И вдруг автор статьи этой делает совсем неожиданное и не имеющее под собой никакого фундамента заключение:
«… Подняться на эту высоту Пастернаку вместе с его органической верностью искусству помогло ведь и что-то иное. На крыльях холопа на планету искусства не улетишь. Не долетишь. Что же помогло Пастернаку? Судя по роману, ему помогло горячо почувствованное им христианство».
Тут только диву даешься: зачем и для какой цели понадобились не одному Гулю, но и некоторым другим критикам подобные утверждения?
Очевидно, Роман Гуль никогда не утруждал себя познанием основ христианства и потому разнеженную лирическую душевность принимает за подвиги духовные. В романе Пастернака не только нет «горячо почувствованного им христианства», ибо нет смирения, покаяния и любви Христовой, но встречаются и прямые выпады против христианства. Напомним хотя бы легкомысленную критику великопостных богослужений:
«… я не люблю предпасхальных чтений… посвященных обузданию чувственности и умерщвлению плоти. Мне всегда кажется, что эти грубые, плоские моления, без присущей другим духовным текстам поэзии, сочиняли толстопузые лоснящиеся монахи. И дело не в том, что сами они жили не по правилам и обманывали других. Пусть бы жили они и по совести. Дело не в них, а в содержании этих отрывков. Эти сокрушения придают излишнее значение разным немощам тела и тому, упитано ли оно или измождено. Это противно. Тут какая-то грязная, несущественная второстепенность возведена на недолжную, несвойственную ей высоту».
И это говорит единственная в романе проповедница христианства — Сима.

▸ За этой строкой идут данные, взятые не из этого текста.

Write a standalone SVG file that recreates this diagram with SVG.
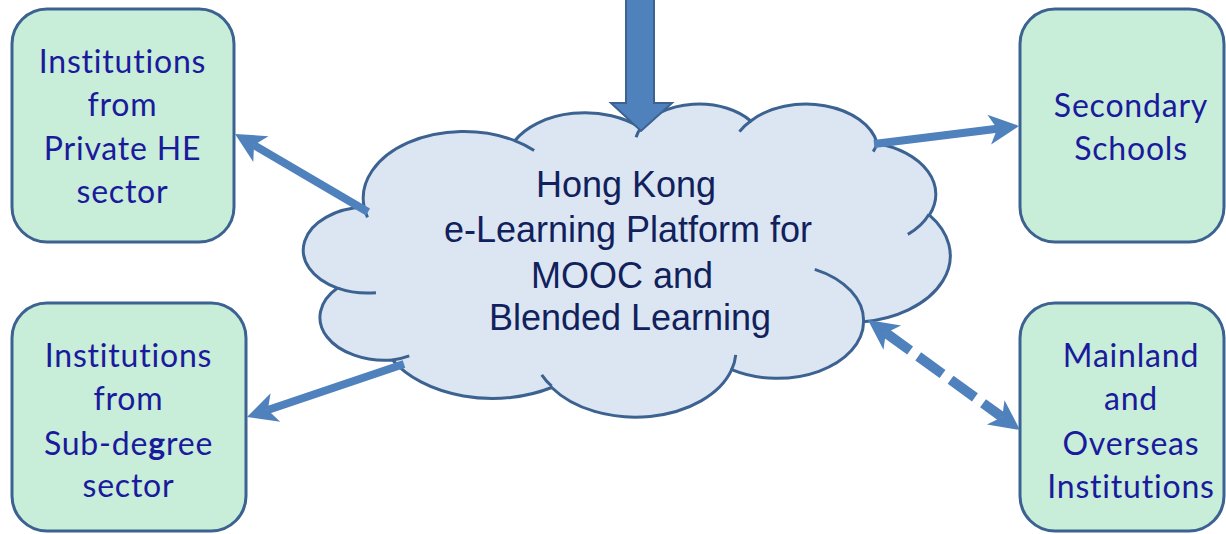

Некоторые обращения доктора Живаго к Богу граничат с явным кощунством. Например: «Господи! Господи! — готов был шептать он. – И всё это мне! За что мне так много? Как подпустил Ты меня к себе, как дал забрести на эту бесценную Твою землю, под эти Твои звезды, к ногам этой безрассудной, безропотной, незадачливой, ненаглядной?» Тут уж не духовность, а доподлинная патология.